Classical education is a kind of learning that refers to the liberal arts. The phrase “liberal arts” has two words—the first word is “liberal” and the second word is “arts.” The word “liberal” comes from a Latin phrase liberalis, and the root word of liberalis is liber, which means “to befit a freeman." Therefore, classical education cultivates a freeman who can be an independent person—one who can think for himself and stand alone when it comes to reasoning and making sound judgment. The second word is “art,” which means "something that can be lived and practiced through performing or writing.”

To begin with, classical education introduces students to reality by emphasizing the practical side of learning rather than the theoretical part, the latter of which being what most schools emphasize through continuous assessments and final examinations.

Secondly, classical education emphasizes learning through imitation, recognizing that students follow the example of others, especially teachers and parents, among other important figures in their lives. Students develop by practicing and forming new habits that they see modeled day-in-day-out by these important people in their lives.

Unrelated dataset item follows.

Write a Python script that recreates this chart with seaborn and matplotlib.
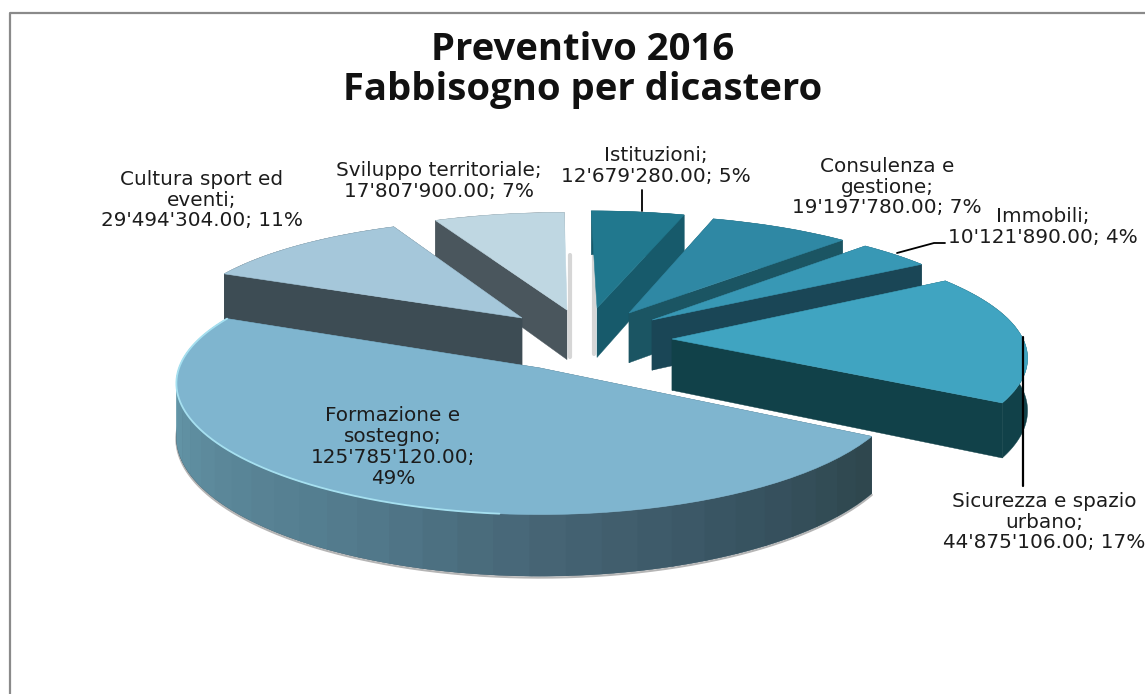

Finally, classical education helps students develop their minds through memorization of songs, catechisms, and patterns.

Classical education offers accessible resources to the students for understanding, interpreting, and responding to the community in which they live. Classical education is designed to prepare students not just for college or employment, but for life, preparing them to be productive human beings by cultivating virtues such us humility, perseverance, and generosity, which are the core values of a humane society. Making college the main goal for education objectifies the human person and thus reduces their innate value. College might be one among many benefits that a classical education can provide, but the goal of classical education is much broader in preparing students to face the challenges of life.

To cultivate an independent human being, classical education primarily focuses on the three initial stages of learning—the trivium of grammar, logic, and rhetoric. Grammar focuses on the skills of memorizing facts, learning rules and recalling essential information. This stage emphasizes active student formation and lays the foundation for advanced understanding because with a basic knowledge facts one can understand and interpret information accurately.

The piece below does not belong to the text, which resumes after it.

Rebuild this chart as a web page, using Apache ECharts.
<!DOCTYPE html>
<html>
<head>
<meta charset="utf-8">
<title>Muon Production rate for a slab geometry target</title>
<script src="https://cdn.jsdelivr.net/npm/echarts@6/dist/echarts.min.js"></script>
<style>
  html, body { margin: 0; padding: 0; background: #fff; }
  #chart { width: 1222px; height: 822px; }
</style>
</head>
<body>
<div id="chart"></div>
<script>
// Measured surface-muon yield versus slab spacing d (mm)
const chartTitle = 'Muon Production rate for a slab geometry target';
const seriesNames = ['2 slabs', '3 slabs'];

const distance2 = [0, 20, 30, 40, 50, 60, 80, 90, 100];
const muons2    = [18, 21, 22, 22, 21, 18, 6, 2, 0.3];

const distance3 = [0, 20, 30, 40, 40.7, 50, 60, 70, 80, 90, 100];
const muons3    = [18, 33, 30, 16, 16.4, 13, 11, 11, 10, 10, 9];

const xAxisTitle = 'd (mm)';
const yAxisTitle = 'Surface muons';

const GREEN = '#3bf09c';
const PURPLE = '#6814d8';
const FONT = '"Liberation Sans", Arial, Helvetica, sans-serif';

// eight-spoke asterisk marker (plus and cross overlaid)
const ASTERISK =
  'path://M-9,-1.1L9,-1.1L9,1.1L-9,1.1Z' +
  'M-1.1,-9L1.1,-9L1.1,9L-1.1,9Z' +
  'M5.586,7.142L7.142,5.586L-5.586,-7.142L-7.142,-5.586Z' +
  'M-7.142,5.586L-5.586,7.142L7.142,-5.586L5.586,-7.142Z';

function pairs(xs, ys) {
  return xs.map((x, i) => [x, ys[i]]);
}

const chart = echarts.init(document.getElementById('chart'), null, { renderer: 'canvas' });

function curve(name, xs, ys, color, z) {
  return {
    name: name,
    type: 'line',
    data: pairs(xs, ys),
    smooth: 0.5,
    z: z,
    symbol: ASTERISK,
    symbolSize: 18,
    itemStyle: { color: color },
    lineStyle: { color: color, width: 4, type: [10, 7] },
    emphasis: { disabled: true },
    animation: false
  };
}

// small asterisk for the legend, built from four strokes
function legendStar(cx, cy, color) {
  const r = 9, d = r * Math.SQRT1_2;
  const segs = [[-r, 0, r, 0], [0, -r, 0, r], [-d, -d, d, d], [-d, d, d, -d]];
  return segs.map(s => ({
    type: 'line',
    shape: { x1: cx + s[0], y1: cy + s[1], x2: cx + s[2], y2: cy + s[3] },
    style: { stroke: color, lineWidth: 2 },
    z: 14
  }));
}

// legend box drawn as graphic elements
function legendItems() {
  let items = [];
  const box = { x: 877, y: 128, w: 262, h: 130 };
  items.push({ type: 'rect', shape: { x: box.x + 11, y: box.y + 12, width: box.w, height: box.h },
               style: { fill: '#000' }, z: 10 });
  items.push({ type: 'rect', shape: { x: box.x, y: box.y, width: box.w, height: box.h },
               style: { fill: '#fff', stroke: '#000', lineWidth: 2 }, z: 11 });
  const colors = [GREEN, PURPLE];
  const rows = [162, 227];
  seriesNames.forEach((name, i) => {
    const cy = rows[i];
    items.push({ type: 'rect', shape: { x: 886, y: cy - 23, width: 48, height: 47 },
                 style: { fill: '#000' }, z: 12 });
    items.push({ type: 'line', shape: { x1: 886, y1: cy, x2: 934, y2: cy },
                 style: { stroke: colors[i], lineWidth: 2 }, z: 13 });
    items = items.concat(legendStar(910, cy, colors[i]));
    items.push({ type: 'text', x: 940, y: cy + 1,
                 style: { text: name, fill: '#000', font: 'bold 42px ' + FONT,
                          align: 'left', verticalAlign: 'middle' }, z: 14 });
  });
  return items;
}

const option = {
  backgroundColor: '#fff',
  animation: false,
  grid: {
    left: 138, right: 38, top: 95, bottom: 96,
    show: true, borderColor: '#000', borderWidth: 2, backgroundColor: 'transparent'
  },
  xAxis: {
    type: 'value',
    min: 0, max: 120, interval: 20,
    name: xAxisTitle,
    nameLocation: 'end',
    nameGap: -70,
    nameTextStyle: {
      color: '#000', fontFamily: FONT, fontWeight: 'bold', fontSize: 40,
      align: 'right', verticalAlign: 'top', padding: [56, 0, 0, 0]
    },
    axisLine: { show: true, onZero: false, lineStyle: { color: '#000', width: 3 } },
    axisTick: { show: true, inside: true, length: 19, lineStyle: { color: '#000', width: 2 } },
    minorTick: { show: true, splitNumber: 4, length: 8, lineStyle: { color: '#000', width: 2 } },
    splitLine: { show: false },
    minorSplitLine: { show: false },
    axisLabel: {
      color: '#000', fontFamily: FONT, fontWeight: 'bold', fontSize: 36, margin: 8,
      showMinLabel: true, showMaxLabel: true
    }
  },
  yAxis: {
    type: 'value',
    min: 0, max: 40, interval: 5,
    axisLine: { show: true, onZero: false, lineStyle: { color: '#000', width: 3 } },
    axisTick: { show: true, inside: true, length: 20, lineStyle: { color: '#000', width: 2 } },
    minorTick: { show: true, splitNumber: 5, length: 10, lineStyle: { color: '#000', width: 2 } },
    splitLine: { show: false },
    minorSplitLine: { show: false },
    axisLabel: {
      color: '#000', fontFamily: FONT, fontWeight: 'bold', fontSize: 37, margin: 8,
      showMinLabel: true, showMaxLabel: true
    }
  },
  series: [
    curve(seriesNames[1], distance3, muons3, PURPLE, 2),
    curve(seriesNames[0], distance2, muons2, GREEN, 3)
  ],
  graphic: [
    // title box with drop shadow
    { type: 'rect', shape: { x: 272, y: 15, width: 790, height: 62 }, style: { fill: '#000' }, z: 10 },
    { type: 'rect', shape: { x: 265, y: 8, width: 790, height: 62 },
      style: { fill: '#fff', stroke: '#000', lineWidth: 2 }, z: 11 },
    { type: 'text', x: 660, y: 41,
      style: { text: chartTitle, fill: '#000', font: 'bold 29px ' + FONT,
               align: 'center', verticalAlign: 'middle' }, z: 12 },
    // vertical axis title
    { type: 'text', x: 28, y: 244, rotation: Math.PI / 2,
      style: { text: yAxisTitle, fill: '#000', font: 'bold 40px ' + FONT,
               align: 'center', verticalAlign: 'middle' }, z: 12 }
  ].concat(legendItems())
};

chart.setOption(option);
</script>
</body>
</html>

Logic is the stage in which students learn to build arguments, think coherently, and analyze information presented to them. They develop logical, well-ordered and reasoned arguments, and learn to question everything carefully.

Rhetoric is the verbal art of fluently and eloquently presenting ideas. This stage of learning requires students to express their ideas to others after they have acquired the skills of reasoning and thinking logically. To this end, many classical schools allow students to conduct debates, providing them with the opportunity to clearly communicate what they have learned and discovered.

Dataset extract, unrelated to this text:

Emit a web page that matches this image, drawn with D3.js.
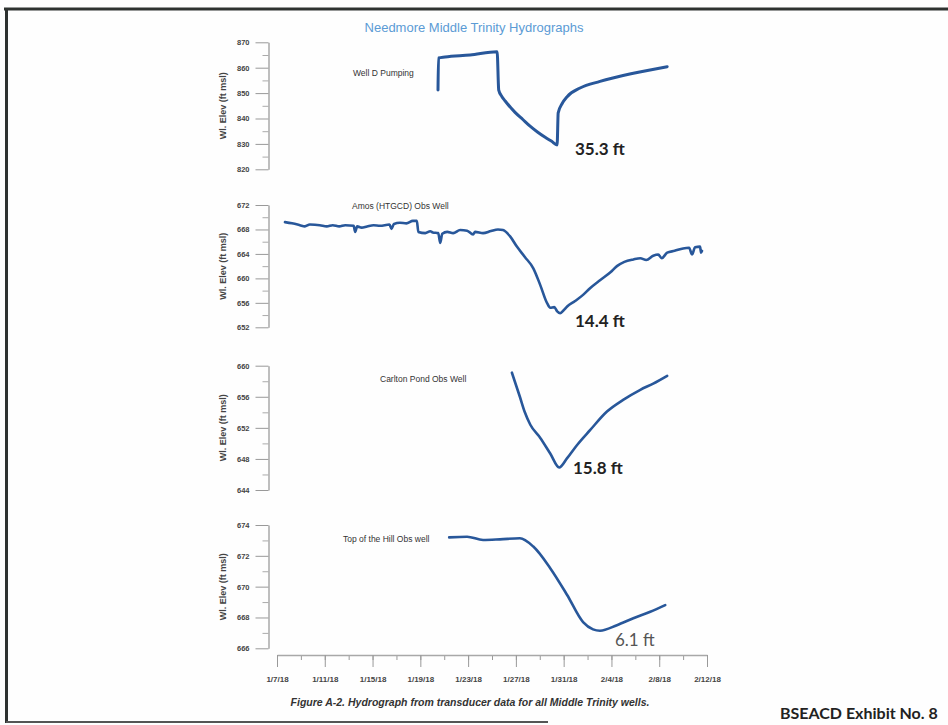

The combination of these three initial stages of learning—grammar, logic, and rhetoric—enable students to read with understanding, reason the right way, and speak eloquently. They also help students to understand the language of learning and logic before moving to higher-level studies. Consequently, the trivium is the foundation for the quadrivium.

The quadrivium refers to the mathematical arts. These arts consist of music, arithmetic, geometry, and astronomy. The first art, music, explains numbers rhythmically in time and space. The second art, arithmetic, deals with the study of numbers as they occur in nature. The third art, geometry, deals with the study of numbers in the context of figures and space. The fourth art, astronomy, deals with the study of numbers in space and motion. These four mathematical arts are very important in the preparation of students for advanced mathematical, scientific, philosophical, and theological studies.

Classical education is therefore defined as an excellent and quality way of learning that cultivates independent and totally free human beings who can engage their minds and utilize their already acquired knowledge in thinking through any societal problem in a civilized manner. 

Ms. Evaline Mmari is math and science teacher at the Rafiki Foundation Classical Christian School in Moshi, Tanzania, which is the only classical school in Tanzania. Evaline has been with Rafiki for 6 years. Madam Evaline completed her secondary education at government schools in Tanzania. She attended her first conference on classical education in Nairobi, Kenya in October 2023, and has been passionate about learning and implementing classical pedagogy. At this conference she was able to hear from such CCE educators as: Dr. Brian Williams, Dr. Grant Horner, Dr. David Diener, Mrs. Robyn Burlew, Mr. Ravi Jain, and Dr. Tim Dernlan – plus others! Her essay reflects what she has learned so far, and we expect that she will become a leading proponent of classical education in Tanzania. We at Rafiki are grateful to have her as an educator at our Rafiki Classical Christian school near Moshi Tanzania – her grasp of CCE is even more remarkable when you consider that English is a 3rd language for her.